U.S. patent application number 10/615037 was filed with the patent office on 2005-01-13 for high-density multi-port rj connector.
Invention is credited to Karir, Arvind.
Application Number | 20050009408 10/615037 |
Document ID | / |
Family ID | 33564469 |
Filed Date | 2005-01-13 |
United States Patent
Application |
20050009408 |
Kind Code |
A1 |
Karir, Arvind |
January 13, 2005 |
High-density multi-port RJ connector
Abstract
The present invention is directed to a modular jack or RJ
connector incorporated into a multi-port arrangement for use as an
input/output interface connector for computers and the like. The
multi-port connector comprises a single housing having a plurality
of openings therein. Each opening is formed to provide at least two
connecting ports to receive two corresponding plugs therein. Thus,
the opening is formed without a dividing wall separating the two
connecting ports. The removal of the dividing wall allows more
connecting ports to be incorporated into the multi-port connector
without increasing the size of its footprint.
Inventors: |
Karir, Arvind; (Toronto,
CA) |
Correspondence
Address: |
BLANK ROME LLP
600 NEW HAMPSHIRE AVENUE, N.W.
WASHINGTON
DC
20037
US
|
Family ID: |
33564469 |
Appl. No.: |
10/615037 |
Filed: |
July 9, 2003 |
Current U.S.
Class: |
439/676 |
Current CPC
Class: |
H01R 24/64 20130101 |
Class at
Publication: |
439/676 |
International
Class: |
H01R 024/00 |
Claims
1. A multi-port connector comprising a plurality of openings, each
of said plurality of openings being bounded by a top and bottom
wall and two side wall and each of said plurality of openings being
capable of receiving at least two jack connectors therein
concurrently.
2. The multi-port connector of claim 1, wherein each of said at
least two jack connectors has a set of flexible spring wire
contacts for forming electrical connections with electrical
contacts on a plug.
3. The multi-port connector of claim 1, wherein each of said at
least two jack connectors has a latch protrusion for locking with a
resilient latching arm on a plug.
4. The multi-port connector of claim 1, wherein each of said at
least two jack connectors has guiding surfaces for guiding the plug
into proper mating position.
5. The multi-port connector of claim 1, further comprising an
internal shield between the at least two jack connectors.
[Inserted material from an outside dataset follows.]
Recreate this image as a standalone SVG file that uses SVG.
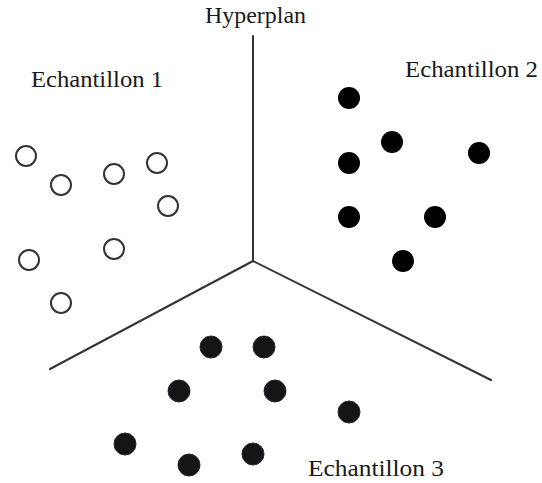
<svg xmlns="http://www.w3.org/2000/svg" width="542" height="483" viewBox="0 0 542 483">
<style>
  text { font-family: "Liberation Serif", "Times New Roman", serif; font-size: 23px; fill: #1a1a1a; }
  .open { fill: #fff; stroke: #333; stroke-width: 2; }
  .dot2 { fill: #000; }
  .dot3 { fill: #151518; stroke: #2a2a2e; stroke-width: 1; }
  .line { stroke: #333; stroke-width: 2; fill: none; stroke-linecap: round; }
</style>
<rect width="542" height="483" fill="#fff"/>
<g id="connectors">
  <line class="line" x1="253" y1="36" x2="253" y2="261"/>
  <line class="line" x1="253" y1="261" x2="50" y2="369"/>
  <line class="line" x1="253" y1="261" x2="491" y2="380"/>
</g>
<g id="label-hyperplan"><text x="205" y="23" textLength="101" lengthAdjust="spacingAndGlyphs">Hyperplan</text></g>
<g id="echantillon1">
  <text x="31" y="87" textLength="132" lengthAdjust="spacingAndGlyphs">Echantillon 1</text>
  <circle class="open" cx="26" cy="156" r="10"/>
  <circle class="open" cx="61" cy="185" r="10"/>
  <circle class="open" cx="114" cy="174" r="10"/>
  <circle class="open" cx="157" cy="163" r="10"/>
  <circle class="open" cx="168" cy="206" r="10"/>
  <circle class="open" cx="114" cy="249" r="10"/>
  <circle class="open" cx="29" cy="260" r="10"/>
  <circle class="open" cx="61" cy="303" r="10"/>
</g>
<g id="echantillon2">
  <text x="405" y="77" textLength="133" lengthAdjust="spacingAndGlyphs">Echantillon 2</text>
  <circle class="dot2" cx="349" cy="98" r="11"/>
  <circle class="dot2" cx="392" cy="142" r="11"/>
  <circle class="dot2" cx="349" cy="163" r="11"/>
  <circle class="dot2" cx="479" cy="153" r="11"/>
  <circle class="dot2" cx="349" cy="217" r="11"/>
  <circle class="dot2" cx="435" cy="217" r="11"/>
  <circle class="dot2" cx="403" cy="261" r="11"/>
</g>
<g id="echantillon3">
  <text x="308" y="476" textLength="136" lengthAdjust="spacingAndGlyphs">Echantillon 3</text>
  <circle class="dot3" cx="211" cy="347" r="11"/>
  <circle class="dot3" cx="264" cy="347" r="11"/>
  <circle class="dot3" cx="179" cy="391" r="11"/>
  <circle class="dot3" cx="275" cy="391" r="11"/>
  <circle class="dot3" cx="349" cy="412" r="11"/>
  <circle class="dot3" cx="125" cy="444" r="11"/>
  <circle class="dot3" cx="189" cy="465" r="11"/>
  <circle class="dot3" cx="253" cy="454" r="11"/>
</g>
</svg>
6. The multi-port connector of claim 1, wherein said at least two
jack connectors are RJ connectors.
Description
FIELD OF THE INVENTION
[0001] This invention relates to the field of electrical
connectors, and in particular, to an arrangement for providing
multiple input/output ports on a printed circuit board or interface
card having increased ports without increasing the length or
footprint of the assembly, yielding higher port density.
BACKGROUND OF THE INVENTION
[0002] Electrical connectors known as modular phone receptacles or
jacks have been available for many years. Although connectors of
this type were originally designed for use in telephone systems,
they have found wide acceptance in a variety of other contexts. For
example, modular jacks referred to as RJ connectors, which may be
incorporated into single port or multi-port arrangements, are now
commonly used as input/output (I/O) interface connectors for
enabling computers to communicate with each other and with a
variety of peripheral equipment, and in particular as connectors
between a local area network (LAN) and an appropriately configured
interface card.
[0003] In order to receive a corresponding modular plug, the
conventional modular jack or RJ connector is generally made up of a
socket housing which includes a plug-receiving opening, opposed top
and bottom surfaces joined by opposed side surfaces extending from
the opening to a back surface, and a plurality of stamped, metallic
elongated contacts mounted in the housing for engaging contacts of
the corresponding plug. Each contact in this type of connector
includes a contact mating portion at one end extending diagonally
into the socket, a vertically extending lead portion at the other
end, and a horizontally extending intermediate portion between the
contact mating portion and the lead portion. Generally, the lead
portions of the contacts are inserted directly into openings in the
interface card and soldered in place.
[0004] In order to reduce the cost and space requirements, these
modular jacks have been integrated in a single housing in a
juxtaposed manner for mounting onto a PC board as shown in FIG. 1.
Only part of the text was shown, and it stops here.